▸ **What is required**
Pictures stay out of this copy; please retype only the lines from the start of the records through the line with "import * as".

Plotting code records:
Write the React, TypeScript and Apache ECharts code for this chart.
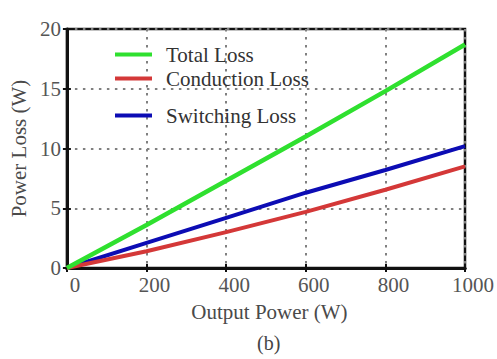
import React, { useEffect, useRef } from "react";
import * as echarts from "echarts";

const outputPower = [0, 200, 400, 600, 800, 1000];
const totalLoss = [0, 3.6, 7.3, 11.0, 14.8, 18.7];
const conductionLoss = [0, 1.4, 3.0, 4.7, 6.55, 8.5];
const switchingLoss = [0, 2.1, 4.2, 6.3, 8.2, 10.2];
const seriesNames = ["Total Loss", "Conduction Loss", "Switching Loss"];
const seriesColors = ["#2fe02f", "#d43838", "#0c0cb4"];

const FONT = "Liberation Serif";

export default function App() {
  const ref = useRef<HTMLDivElement>(null);
  useEffect(() => {
    if (!ref.current) return;
    const chart = echarts.init(ref.current, undefined, { renderer: "svg" });
    const pairs = (ys: number[]) => outputPower.map((x, i) => [x, ys[i]]);
    const allData = [totalLoss, conductionLoss, switchingLoss];
    const legendTops = [39, 63, 100];
    const gridLine = { show: true, lineStyle: { color: "#808080", width: 2, type: [2.5, 5.5] as any } };
    chart.setOption({
      animation: false,
      backgroundColor: "#ffffff",
      grid: { left: 59, top: 29, right: 31, bottom: 91, show: true, borderColor: "#111", borderWidth: 2.5, containLabel: false },
      legend: seriesNames.map((n, i) => ({
        data: [n],
        left: 110,
        top: legendTops[i],
        icon: "rect",
        itemWidth: 37,
        itemHeight: 4,
        textStyle: { fontFamily: FONT, fontSize: 21, color: "#333", padding: [0, 0, 0, 9] },
      })),
      xAxis: [
        {
          type: "value",
          min: 0,
          max: 1000,
          interval: 200,
          name: "Output Power (W)",
          nameLocation: "middle",
          nameGap: 33,
          nameTextStyle: { fontFamily: FONT, fontSize: 21, color: "#4a4a4a", padding: [0, 0, 0, 7] },
          axisLine: { show: true, lineStyle: { color: "#111", width: 3 } },
          axisTick: { show: true, inside: true, length: 4, lineStyle: { color: "#111", width: 2 } },
          axisLabel: { fontFamily: FONT, fontSize: 21, color: "#555", margin: 6, padding: [0, 0, 0, 16], formatter: (v: number) => String(v) },
          splitLine: gridLine,
        },
        {
          type: "value",
          position: "top",
          min: 0,
          max: 1000,
          interval: 200,
          axisLine: { show: true, lineStyle: { color: "#111", width: 3 } },
          axisTick: { show: true, inside: true, length: 4, lineStyle: { color: "#111", width: 2 } },
          axisLabel: { show: false },
          splitLine: { show: false },
        },
      ],
      yAxis: [
        {
          type: "value",
          min: 0,
          max: 20,
          interval: 5,
          name: "Power Loss (W)",
          nameLocation: "middle",
          nameGap: 36,
          nameTextStyle: { fontFamily: FONT, fontSize: 21, color: "#4a4a4a" },
          axisLine: { show: true, lineStyle: { color: "#111", width: 3 } },
          axisTick: { show: true, inside: true, length: 4, lineStyle: { color: "#111", width: 2 } },
          axisLabel: { fontFamily: FONT, fontSize: 21, color: "#555", margin: 6, padding: [7, 0, 0, 0] },
          splitLine: gridLine,
        },
        {
          type: "value",
          position: "right",
          min: 0,
          max: 20,
          interval: 5,
          axisLine: { show: true, lineStyle: { color: "#111", width: 2 } },
          axisTick: { show: true, inside: true, length: 4, lineStyle: { color: "#111", width: 2 } },
          axisLabel: { show: false },
          splitLine: { show: false },
        },
      ],
      graphic: [
        {
          type: "text",
          left: 257,
          top: 333,
          style: { text: "(b)", fontFamily: FONT, fontSize: 20, fill: "#444" },
        },
      ],
      series: seriesNames.map((n, i) => ({
        name: n,
        type: "line",
        data: pairs(allData[i]),
        symbol: "none",
        lineStyle: { color: seriesColors[i], width: i === 0 ? 4.5 : 4 },
        itemStyle: { color: seriesColors[i] },
        z: 3 - i,
      })),
    });
    return () => chart.dispose();
  }, []);
  return <div ref={ref} style={{ position: "fixed", left: 0, top: 0, width: 497, height: 359 }} />;
}
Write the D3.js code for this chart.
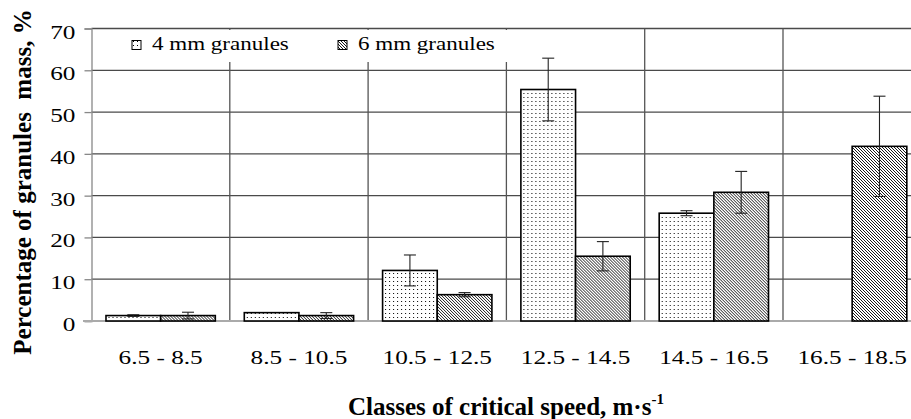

▸ **Complete response**
Write the React, TypeScript and Apache ECharts code for this chart.
import React, { useEffect, useRef } from "react";
import * as echarts from "echarts";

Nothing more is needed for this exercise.